There has been extensive speculation of the cost for shipping from the European Union’s Emissions Trading System.

In Hecla Emissions Management analysis it is suggested that the shipping industry could be liable for €3.1 billion in 2024, €5.7 billion in 2025 and €8.4 billion in 2026.

Hecla Emissions Management, established by Wilhelmsen Ship Management (WSM) and Affinity Shipping LLP in 2022, to assist shipping clients with each of the compliance obligations associated with EU ETS participation, says the dataset for 2022 from EU´s Monitoring, Reporting and Verification (EU MRV) for shipping’s European CO2 emissions, shows some significant year-on-year changes from 2021 despite the shipping industry as a whole, showing a modest reduction in emissions.

The EU MRV regulation requires all ships exceeding 5,000 gross tons to collect and report data on CO2 emissions released to and from EU and EEA ports, and will serve as the basis for shipping’s inclusion in the EU Emissions Trading System (ETS) from 1 January 2024.

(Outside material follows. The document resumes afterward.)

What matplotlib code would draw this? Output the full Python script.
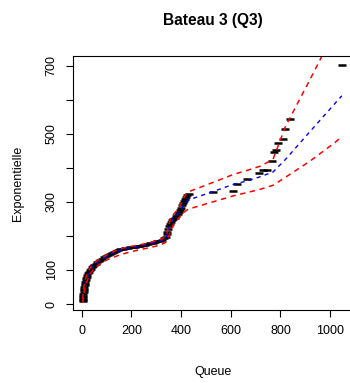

Total ETS-applicable emissions for the maritime industry amounted to 83.4 million metric tonnes of CO2 equivalent (tCO2e) in 2022, a modest decrease of 0.22% from 2021. At the current market value of €90 per emissions allowance (EUA), shipping emissions carried a total worth of €7.5 billion for the year.

In its analysis Hecla Emissions Management indicates that the shipping industry could be liable for €3.1 billion in 2024, €5.7 billion in 2025 and €8.4 billion in 2026. In their estimates it was taken into account the ETS phase-in period covering 40% of emissions in 2024, 70% in 2025 and 100% in 2026, and they also utilised the forward curve in EUAs.

The data showed emissions decreases across multiple shipping segments, including tankers, container ships, general cargo ships, reefers, Ro-Ros and chemical tankers. The container sector showed the largest reduction, falling by 8.95% equating to 2.3 million metric tonnes of CO2 equivalent saved.

However, passenger ships and LNG carriers logged substantial increases. The former scored highest, with a staggering 118% year-on-year rise equating to 2.8 million (tCO2e), the latter recording a 63% increase equating to 2.1 million tCO2e.

“It is important to note that the changes in emissions levels are less reflective of improved environmental operations as they are of altered European trade patterns,” as Hecla Emissions Management points out.

Container shipping, for example, experienced a bumper year in 2021 versus a noticeably cooler market in 2022, while LNG carriers saw a dramatic trading shift away from Asia towards Europe as Europe reduced its reliance on pipeline gas in the wake of Russia’s invasion of Ukraine, importing significantly more LNG by sea.

“The projected liabilities emphasize the importance of shipping companies preparing for their entry into the ETS. We have been onboarding customers from across shipping’s value chain in order to have them fully prepared by the start of next year. We encourage more shipping companies to do the same,” said Hugo Wilson, Director of Hecla Emissions Management.